The father of the family has written one of the better descriptions of the joy that can come from traveling with your children. Click here to read an awesome post by Bruce Kirkby.Big Crazy Family Adventure is available to view at Amazon.
Also available to view via iTunes and on the Travel Channel on TV.
Long Way Round/Long Way Down
Ewan Macgregor, the guy from Train Spotting, Charley Boorman and Claudio the cameraman ride motorcycles from the UK to New York. Instead of going shorter distance by heading west they go east ie the long way around the world. It is an epic motorcycle journey that takes them through mainland Europe, Kazahkstan, Mongolia, remote eastern Russia and more.
It is a really fun trip with plenty of ups and downs. There is plenty of spectacular scenery, humor and adversity. The camaraderie, particularly between Ewan and Charley, really lifts this series to a whole new level.
If you like Long Way Round also check out Long Way Down. This time they ride from Scotland to South Africa. I didn't enjoy it as much as the original. They were under more time pressure so it felt quite rushed. Also by this time they kind of knew what they were doing and their experience traveling long distances makes this trip less interesting to watch.
By Any Means: Ireland To Sydney
There are two seasons of By Any Means. These feature Charley Boorman and some of the others from Long Way Round/Down. In fact season one looks like most of the Long Way Round crew minus Ewan Macgregor.
Both seasons are only six episodes long and they spend half of the first episode providing back story and talking about Charley's family. As season one covers traveling from Ireland to Sydney through a sizable portion of the entire world it is extremely rushed.
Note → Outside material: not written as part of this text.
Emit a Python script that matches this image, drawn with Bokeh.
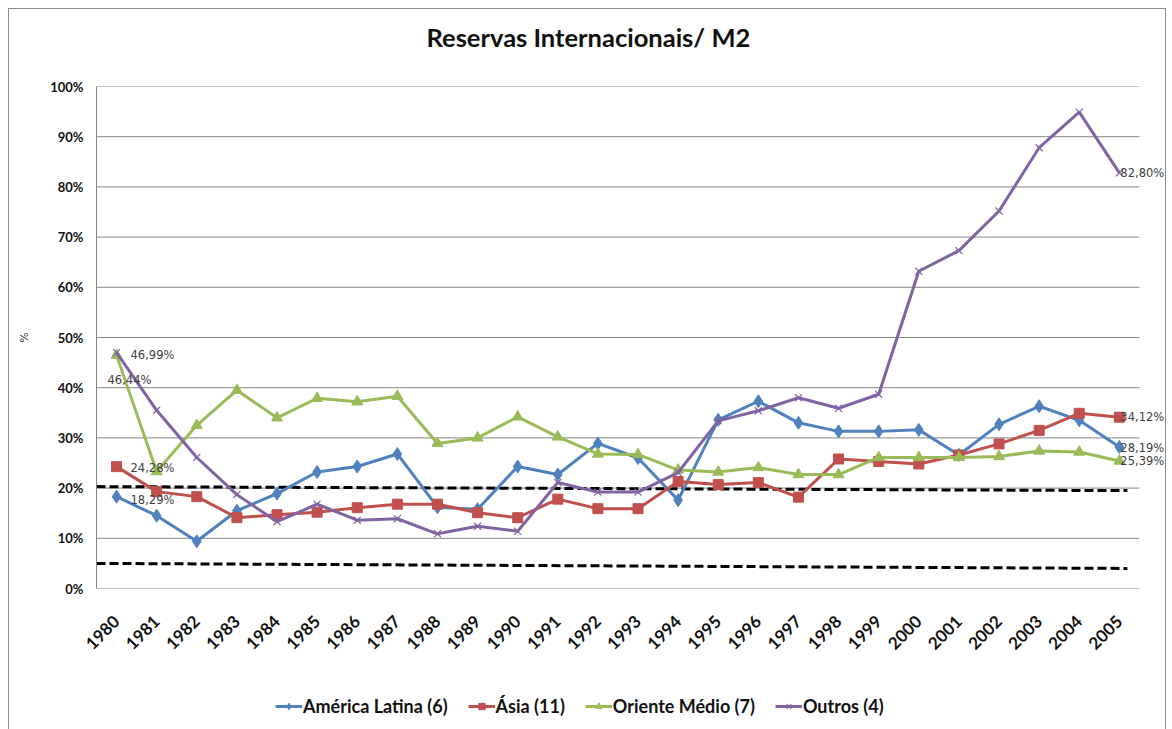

Not only did they visibly rush through country after country while filming, they had to try and cut the whole journey down into six one hour episodes. Actually, make that five and half episodes as half of the first episode is just back story.
It is an entertaining watch but if you are actually interested in the places they are passing through it is heart-breakingly fast moving. Oh, I have been looking forward to them reaching… what, is that it?! Season two is MUCH better.
By Any Means: Sydney To Tokyo
Season two of By Any Means is so different to season one that I count it as a different program. For season two they go from Australia through Papua New Guinea, Indonesia, the Philippines, Taiwan and Japan.
You will notice that this time they are only visiting six countries. Six countries, six episodes, perfect. They also skip all of the intro stuff as it is assumed you have seen season one.
Having a full hour for each country makes this much less rushed and much more pleasurable to watch. They actually have time to hang out, chat to people and even go off on the occasional spontaneous side trip.
A Map For Saturday
A young American guy backpacks around the world for eleven months while recording his experiences.
He takes a quintessential backpacking trip visiting Australia, Asia, Europe and South America. Along the way he gets to know a handful of fellow travelers and attempts to uncover their motivations and how their travels have changed their outlook.
After watching the main film make sure to watch the cast updates. He reinterviews his core characters a year or two after their trips have ended and their comments looking back with some emotional distance are interesting.
Into The Wild
Into The Wild is rather famous. It is based on a book which is based on a real person, Christopher McCandless. It follows him as he leaves home, abandons mainstream society and has a series of dramatic adventures that take him all over the USA.
Many find it inspirational. Others see it as a cautionary tale.
If you do watch this movie and enjoy it, you should really read the book to get a more balanced view of the main character. The movie presents him very positively and glosses over his stubborn refusal to communicate his well being to his family, leaving them to wonder whether he is dead or alive even though they were never anything but kind to him.
Christopher is interesting, he is polarizing, he is NOT someone to take wilderness survival advice from.
Alone In The Wilderness
This is an interesting film to watch after Into The Wild. It is made up of footage shot by Dick Proenneke as he builds a cabin for himself, by hand, and establishes a life for himself in the remote wilderness of Alaska. It is essentially “Into The Wild” but with useful skills and thoughtful preparation.
Dick, who had recently retired after many years spent working as a carpenter, diesel mechanic and fisherman, built his own cabin. He then lived there, alone, for nearly thirty years. He is a masterful outdoorsman and watching him work is both entertaining and educational.
180 Degrees South
This wasn't really my cup of tea as I'm not really into surfing, long distance sailing or mountain climbing. It is however well made and very beautiful. It follows a sea voyage from north America to Chile via Easter Island. Upon arrival in Chile there is much mountain climbing to be done with some surfing thrown in here and there for good measure.
The vast cold emptiness of the places they pass through does not fill me with any particular desire to visit them myself.
The star commits to living for a month with no money, no contact with friends or family, only surviving through the kindness of people he meets through craigslist.com. During the month he travels from California to New York and back.
It is an interesting journey which involves a lot of unusual characters, some of whom are inspirational, some are tragic.
Craigslist Joe shows how much you can do with very little, or nothing, as the case may be.
House Hunters International
Every episode someone moves to a new country. They are shown three accommodation options, they pick one and then we get to see how they are settling in a few months later.
House Hunters International is great for getting a brief window into a different country. They do not show tourist hot spots. Instead they show you where you would be living if you moved there.
Tales From The Bush Larder
A Kenyan chef explores Africa. Along the way he creates new dishes from local ingredients. Although it is as much a cooking show as it is a travel show Tales From The Bush Larder covers a region that rarely gets positive coverage. The scenery is as beautiful as the food.
Hopefully that will keep you going until you can get out there yourself.